The SNES was introduced with a "slower processor", and this was used as a marketing ploy by SEGA. However, this was not a real issue with the SNES, as it was considerably a much more powerful console capable of better graphics, and audio...even without the use a CD add-on.
As the SNES aged, and the 32 bit era began to roll in, Nintendo was ready. The SNES was "future proofed" to an extent. This allowed Nintendo to ensure they could market the console without having to jump to a new unit hastily. The biggest method for future proofing was the ability to add on special "chips" into the cartridges that allowed games to be "bigger" than traditional SNES 16bit games. A prime example is the Super FX chipset that allowed the SNES to present 3D rendered polygons. One memorable game that used the Super FX chip was Star Fox.
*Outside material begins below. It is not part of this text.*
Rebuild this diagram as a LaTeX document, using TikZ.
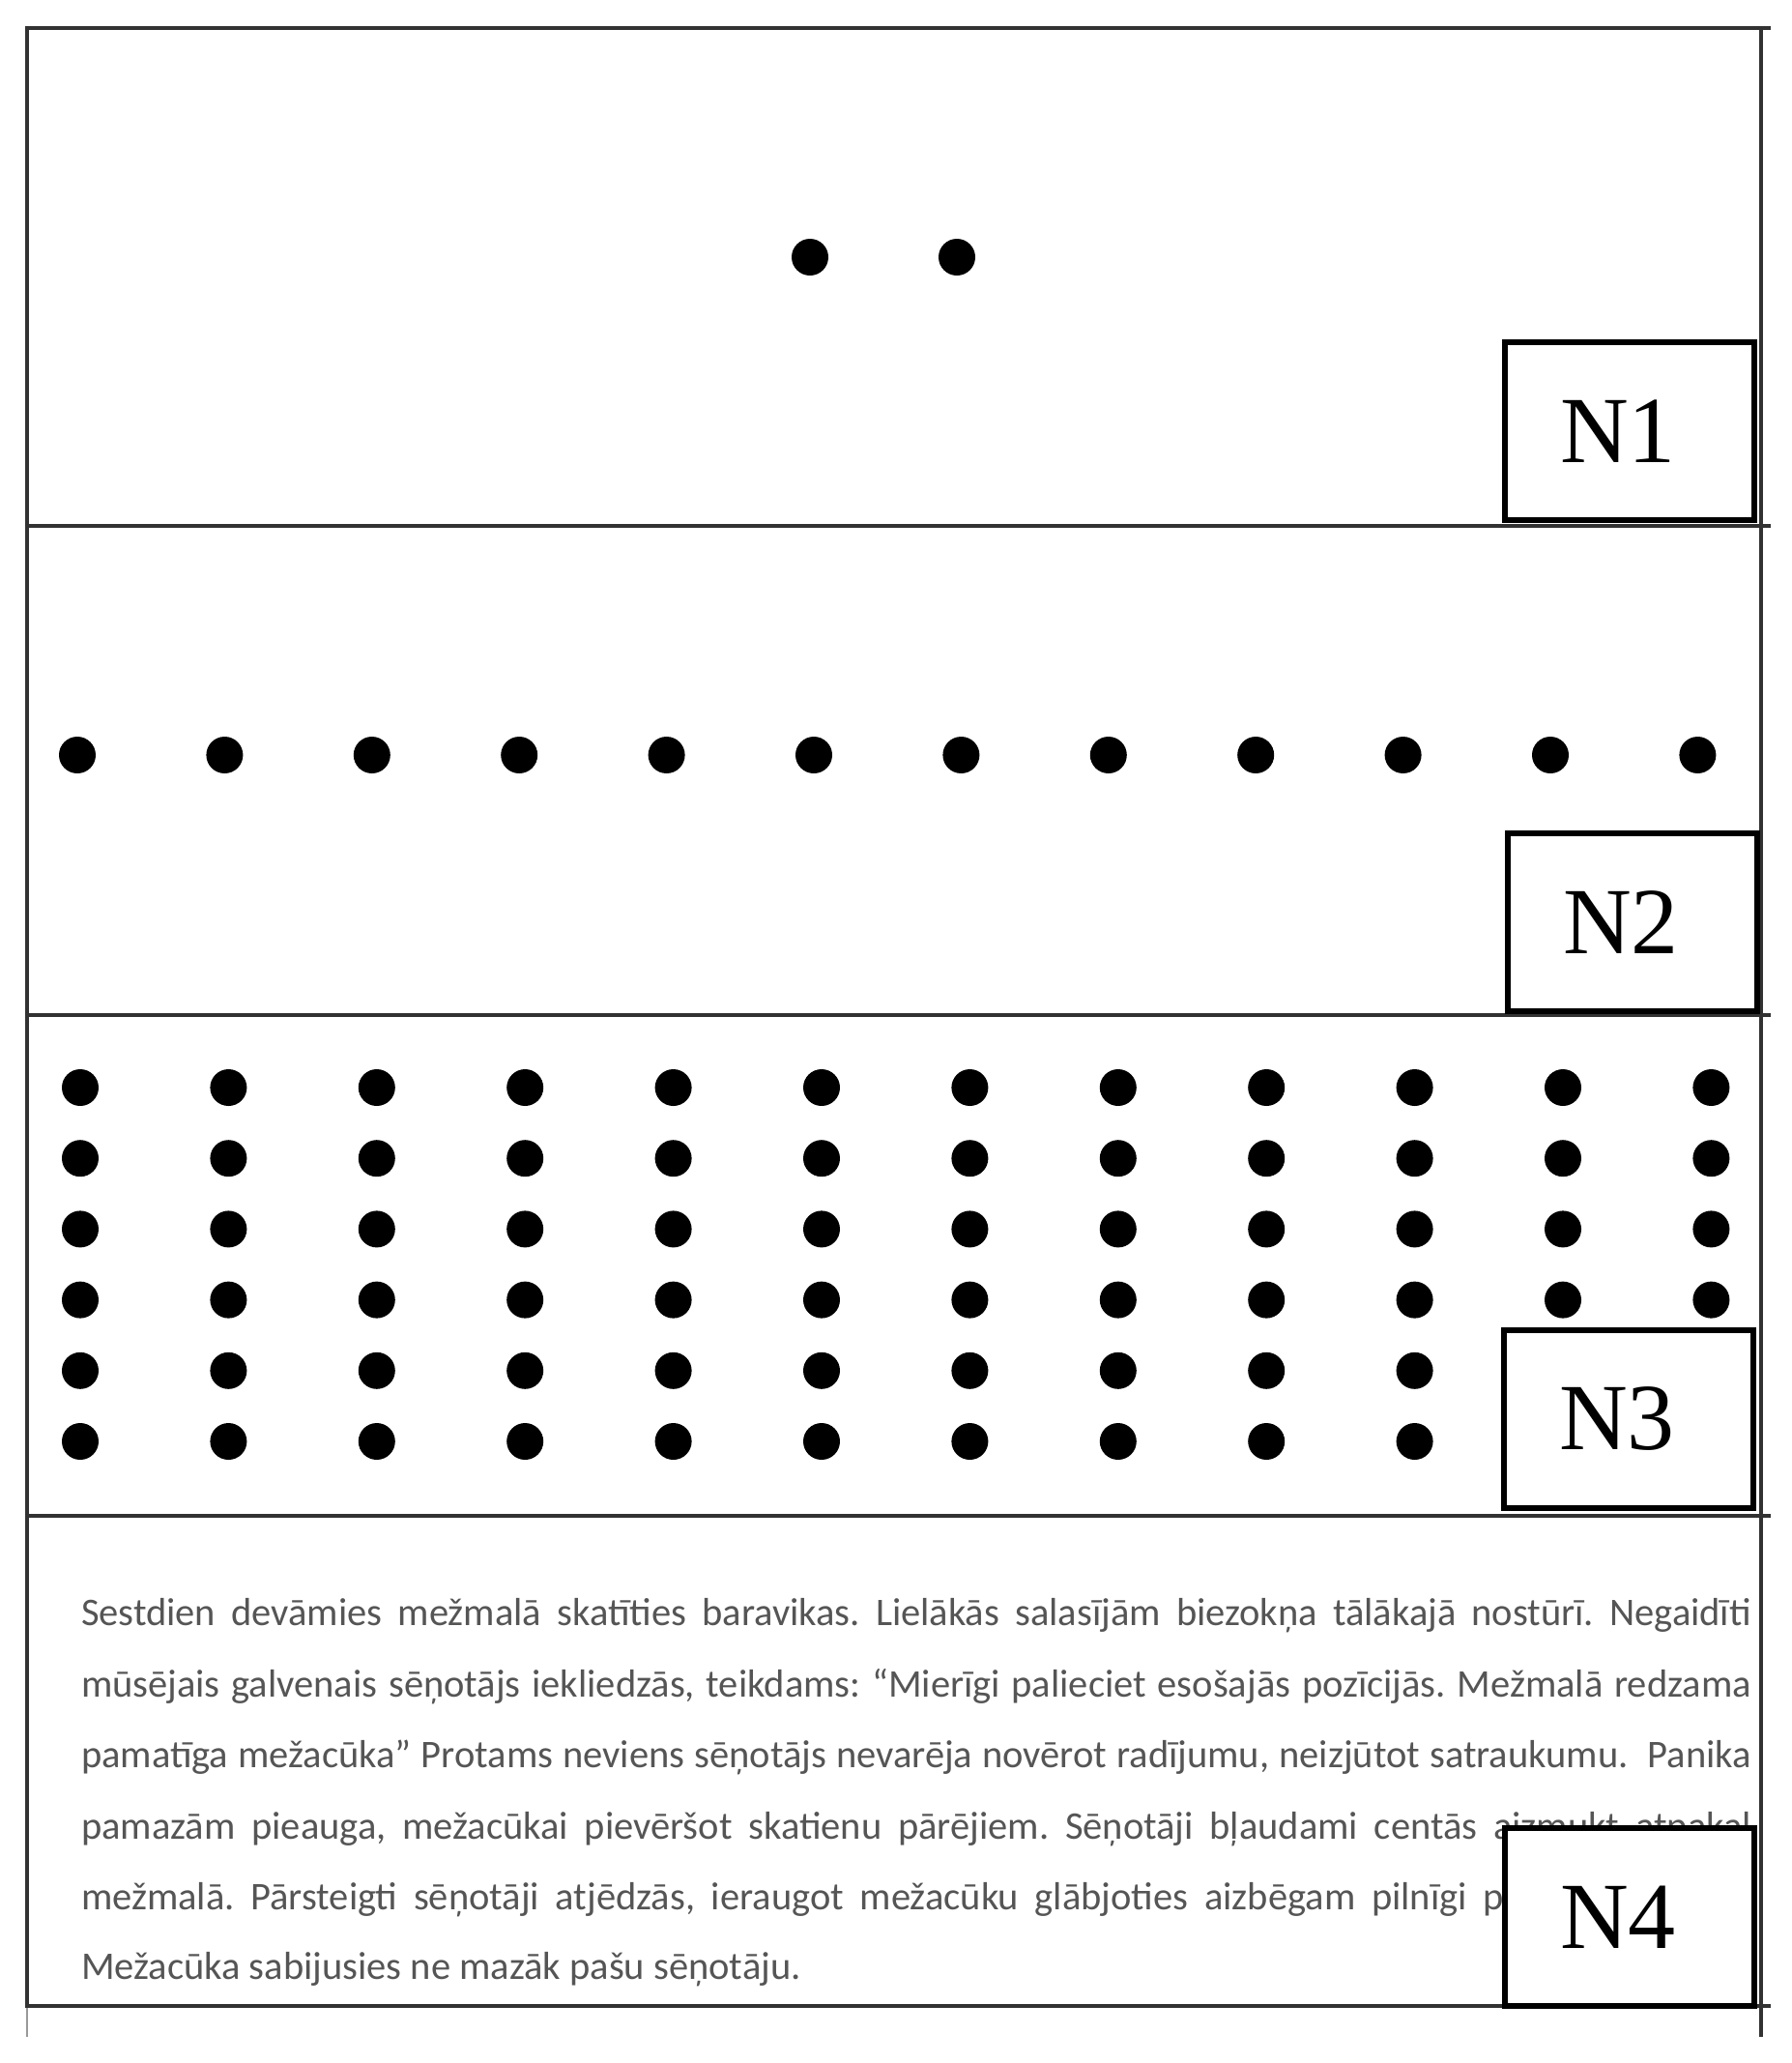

The Super FX wasn't the only chip though. There were a handful out there, and this wasn't exactly a bad thing. Some companies needed specialized chips to accomplish goals in their games. There were games that displayed 3D rendered graphics without special chips, such as Star Trek Starfleet Academy, with varying levels of achievement. (For a list of enhancement chips, click here -https://goo.gl/4HRBjl)
The SNES has spawned it's share of classic franchises along with mainstays from the NES days. Such as Donkey Kong Country, Star Fox, Super Mario Cart, and others.
The SNES was finally discontinued in North America in 1999. In Japan, the SNES lasted until September 25, 2003 alongside the NES.